Votre film aborde l’expérience actuelle et historique de la Palestine par le biais de deux animaux, le rat et l’âne. Pourquoi ce choix ?
Je n’ai pas choisi deux animaux, j’ai choisi deux discours, deux représentations, deux lectures du réel à travers deux auteurs. Ce sont eux qui donnent à voir ces animaux.
D’un coté Henri Laborit et la machine de laboratoire où les rats sont objets de savoir, de science, de pouvoir et de l’autre Mahmoud Darwich observant et observé par l’âne sur la colline, l’animal subjectif, métaphore, poétique.

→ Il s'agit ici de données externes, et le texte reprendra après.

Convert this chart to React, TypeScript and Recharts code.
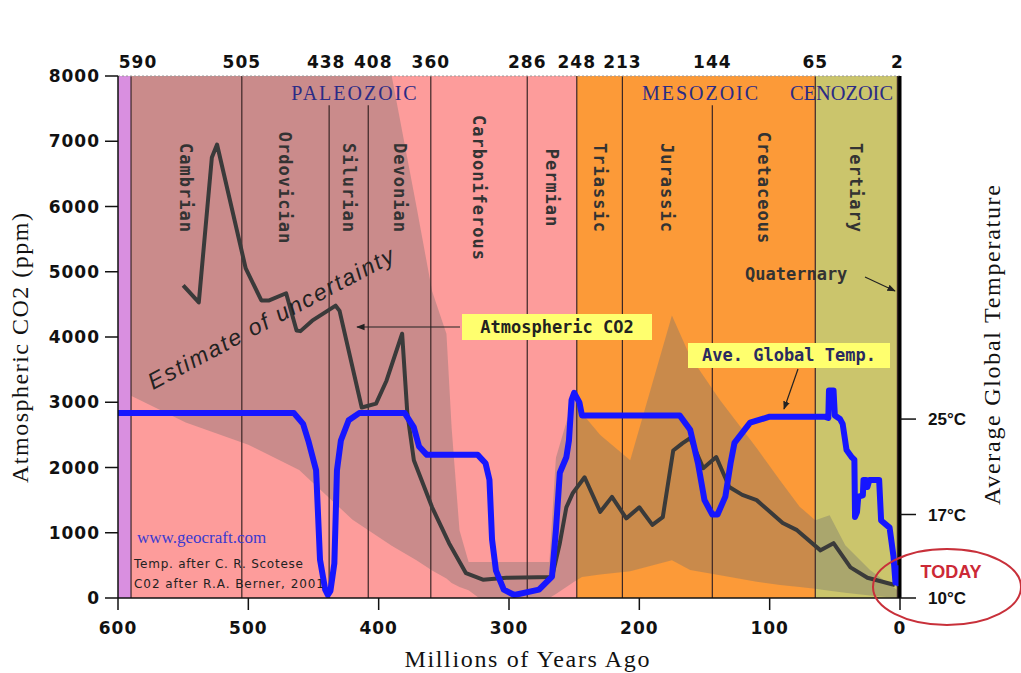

Vous mêlez plusieurs types de matériaux visuels et sonores, images, scènes de films ou d’émissions, archives de tournages… Quels choix ont gouverné leur sélection et leur combinaison ? Pourquoi ce choix du montage found footage ?
Tant de matériaux ont été produits autour de ces sujets : le conflit au Moyen Orient, la Palestine, Israël, la guerre, les deux états, la colonisation, les déplacements, le génocide, Jérusalem, le territoire, le sacré, etc… On peux voir le found footage comme ça, la réunion de matériaux.
Monter des signes qui ont besoin d’autres signes pour être décryptés, remettre en scène ce que d’autres ont déjà fait fonctionne aussi comme une autorisation pour moi.
Darwich est une figure qui m’accompagne depuis longtemps, d’abord par sa voix car je n’ai pas appris l’arabe enfant.
Ce n’est que très récemment qu’est venue la compréhension de son parcours, de son travail comme promesse, lutte et symptôme.
Quand j’ai découvert Laborit un déclic s’est opéré aussi. Qui est-on dans la grande roue de l’Histoire avec nos histoires personnelles ? Dans les lieux où l’on naît et qui nous assignent, nous dessinent, nous libèrent ou nous saccagent ? Le Moyen Orient réel et symbolique illustre cette conflictualité. Forcément je m’en rends compte maintenant, mais quand j’ai commencé le film, j’avais juste l’intuition qu’il y avait quelque chose à explorer entre les mots fuite et exil. À partir de là tout le propos du film s’agence.
Vous accordez aussi une place prépondérante au texte, sous forme de mot, de phrase, ou de fragment prélevé sur la page. Quels sont ces textes, et pourquoi une telle place accordée à l’écrit ?
Il me paraît évident que lorsqu’on parle à partir d’auteurs, poètes ou philosophes ou scientifiques ou chanteuse on ne peut éviter la question des textes. Et il y a aussi la rencontre ou la séparation des voix et de leur sous-titres, par exemple. (Re)partir des textes est aussi du même ordre que l’utilisation des images préexistantes.
Vous abordez l’histoire de la Palestine à travers ses deux figures culturelles les plus célèbres, Mahmoud Darwich et Edward Said. Mais l’évocation de son présent est beaucoup plus indirecte et allusive. Pourquoi cette référence centrale à l’histoire de la Palestine et à ses figures disparues ?
Concernant la Palestine, de quel « présent » parler ?
Depuis toujours, j’entends « le conflit au Moyen Orient » et « la Palestine » est là. D’autres l’entendaient déjà avant moi, alors depuis combien de générations est-ce « présent » ?
Les crises s’enchaînent. Il y a eu tant d’embrasements … tant de morts, tant de déplacés, tant d’exil, de destructions
et pourtant des figures restent. Ces figures de l’espoir et de la permanence. Je trouve que les figures convoqué·e·s dans le film représentent des voies déterminées.
Elles ne se sont jamais restreintes à « l’histoire de la Palestine » comme vous dites.
Ce travail qui m’a conduit à présenter ce film aujourd’hui a commencé bien avant « son présent » si vous faites référence à Gaza depuis le 7 octobre.
Ce film s’inscrit dans une démarche artistique où je convoque de l’universel malgré ses excès et ses pièges, dont l’orientalisme critiqué par Saïd fait partie, parce que justement ça me permet de m’extraire de l’actualité et de tenter de la retourner contre lui-même.
J’avoue être assez perplexe quant à la place que peuvent prendre les œuvres comme celle la qui ne sont que temporairement contemporaines. L’art comme outil critique m’intéresse, et au final si ce film doit avoir un rôle, c’est de nous rappeler à la pensée tout en ayant en tête que ça ne résoudra rien.
J’espère travailler à un écart, ranimer une émotion qui concerne chacun.